For more on running effective rewards discussions, read Discussing rewards for people.
Bring freedom to our people
How do you avoid or escape the matrix hellhole? Have every group deliver its own products, components, and services, using cross-group collaboration to ensure everything integrates smoothly and delivers valuable customer experiences.
“But not everyone can be a security expert, technical writer, designer, or other specialized role!” That’s true. Every team can include engineers who are versed in these areas, but you do need specialists to help at key points in a project. So, form shared specialist teams (or hire external ones) that deliver their expertise as products, components, and services. They can schedule and manage their work like any other team. The groups they serve don’t manage them; those groups are their customers.

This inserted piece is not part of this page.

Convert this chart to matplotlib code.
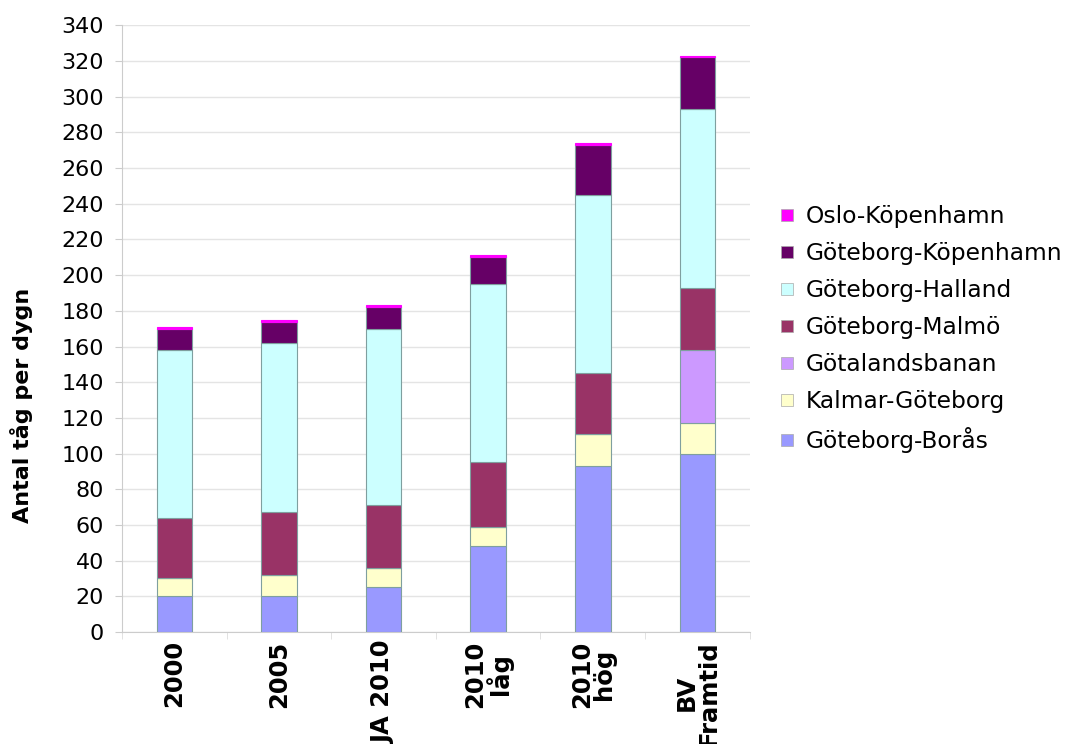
import numpy as np
import matplotlib
matplotlib.use("Agg")
import matplotlib.pyplot as plt
from matplotlib.lines import Line2D

# categories on the x axis
categories = ["2000", "2005", "JA 2010", "2010\nlåg", "2010\nhög", "BV\nFramtid"]

# trains per day, per line (stacked bottom to top)
boras = [20, 20, 25, 48, 93, 100]
kalmar = [10, 12, 11, 11, 18, 17]
gotalandsbanan = [0, 0, 0, 0, 0, 41]
malmo = [34, 35, 35, 36, 34, 35]
halland = [94, 95, 99, 100, 100, 100]
kopenhamn = [12, 12, 12, 15, 28, 29]
oslo = [1, 1, 1, 1, 1, 1]

series = [
    ("Göteborg-Borås", boras, "#9999ff"),
    ("Kalmar-Göteborg", kalmar, "#ffffcc"),
    ("Götalandsbanan", gotalandsbanan, "#cc99ff"),
    ("Göteborg-Malmö", malmo, "#993366"),
    ("Göteborg-Halland", halland, "#ccffff"),
    ("Göteborg-Köpenhamn", kopenhamn, "#660066"),
    ("Oslo-Köpenhamn", oslo, "#ff00ff"),
]

plt.rcParams['font.family'] = ['DejaVu Sans']

fig = plt.figure(figsize=(10.71, 7.44), dpi=100)
ax = fig.add_axes([0.114, 0.1505, 0.586, 0.8155])

x = np.arange(len(categories))
bottom = np.zeros(len(categories))
for name, vals, col in series:
    vals = np.array(vals, dtype=float)
    edge = col if name == "Oslo-Köpenhamn" else "#7f9f9f"
    ax.bar(x, vals, width=0.34, bottom=bottom, color=col,
           edgecolor=edge, linewidth=0.8, zorder=3)
    bottom += vals

ax.set_ylim(0, 340)
ax.set_xlim(-0.5, len(categories) - 0.5)
ax.set_yticks(np.arange(0, 341, 20))
ax.tick_params(axis="y", labelsize=16, length=5, color="#cccccc", pad=8)
ax.grid(axis="y", color="#e4e4e4", linewidth=1, zorder=0)

ax.set_xticks(x)
ax.set_xticklabels(categories, rotation=90, fontsize=17.5, fontweight="bold",
                   va="top", ha="center", multialignment="center",
                   linespacing=0.9)
ax.tick_params(axis="x", length=0, pad=6)
ax.set_xticks(np.arange(-0.5, len(categories), 1), minor=True)
ax.tick_params(axis="x", which="minor", length=5, color="#dddddd")

for s in ["top", "right"]:
    ax.spines[s].set_visible(False)
for s in ["left", "bottom"]:
    ax.spines[s].set_color("#cccccc")

fig.text(22 / 1071, 1 - 405 / 744, "Antal tåg per dygn", rotation=90,
         fontsize=16, fontweight="bold", ha="center", va="center")

handles = [Line2D([], [], linestyle="none", marker="s", markersize=9,
                  markerfacecolor=col, markeredgecolor="#aaaaaa",
                  markeredgewidth=0.5)
           for _, _, col in series]
labels = [name for name, _, _ in series]
fig.legend(handles[::-1], labels[::-1], loc="upper left",
           bbox_to_anchor=(757 / 1071, 1 - 184 / 744), frameon=False,
           fontsize=16.8, labelspacing=0.6, handlelength=0.8,
           handletextpad=0.4)

fig.savefig("out.png", dpi=100)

“But how do I grow and reward the wide variety of specialized skills on my team?” Every team needs engineers who are well-versed in security, design, documentation, testing, and other areas of expertise. As a manager, you can grow and reward them without consolidation and matrix management. Encourage them to join communities of practice, such as mentoring circles, distribution lists, and social groups, and attend conventions and talk series. Reward them for leading related efforts on your team and for mentoring their teammates.
“But at my small company, everyone has to contribute to everything!” That’s right. Small companies avoid the issues associated with specialized resources (no one is specialized) and disconnected management (managers also contribute to everything). However, as small companies grow, they can easily fall into the matrix management pit of despair.
“Are virtual teams useful for anything?” Sure, v-teams are useful for auxiliary activities, such as planning, coordination, alignment, learning, events of all sizes, and volunteer work. They’re also good for short-term investigations. Just don’t use v-teams for deliverables.
For more on becoming an expert, read Individual leadership.
A world where anything is possible
Matrix management is harmful and deceptive. It claims to save money, increase flexibility, create alignment, provide growth opportunities, and improve quality. Instead, it sets mountains of money on fire, constrains teams, fractures decision-making, provides dysfunctional rewards, reduces quality, and shatters accountability.
Fortunately, you can avoid and escape matrix management by having each group and team deliver its own products, components, and services. Use cross-group collaboration to ensure everything integrates smoothly and delivers delightful customer experiences. Encourage team members to join communities of practice to enhance their skills and leadership abilities. Avoid the pitfalls of matrix management as your small company grows. And only use v-teams for auxiliary activities and short-term investigations.
When you see something, say something. Does an org chart show a dotted line relationship? Sound the alarm. Are v-teams responsible for customer deliverables? Call the authorities. Do you report to multiple managers? Run for your life. Our business is in danger. Raise the concerns, point out the issues, and be the one to free us from the matrix.
Special thanks to Bob Zasio and Scott Cottrille for reviewing the first draft of this month’s column.
Want personalized coaching on this topic or any other challenge? Schedule a free, confidential call. I provide one-on-one career coaching with an emphasis on underrepresented, midcareer software professionals. Find out more at Ally for Onlys in Tech.
how do you do management for geographically distributed teams without matrixed managment? the reason for the matrix is not expertise consolidation but geographic alignment. The “project teams” are too small for direct reporting.
I talk about this issue in https://imwrightshardcode.com/2008/02/so-far-away-distributed-development/. In that column, I recommend having a remote team work on loosely coupled (fairly independent) products, components, and services that the remote team owns. It’s basically the same recommendation made in this column to avoid matrix management. If there aren’t enough remote folks to form a team, then each individual is a remote part of a team that has its own products, components, and services. No matrix.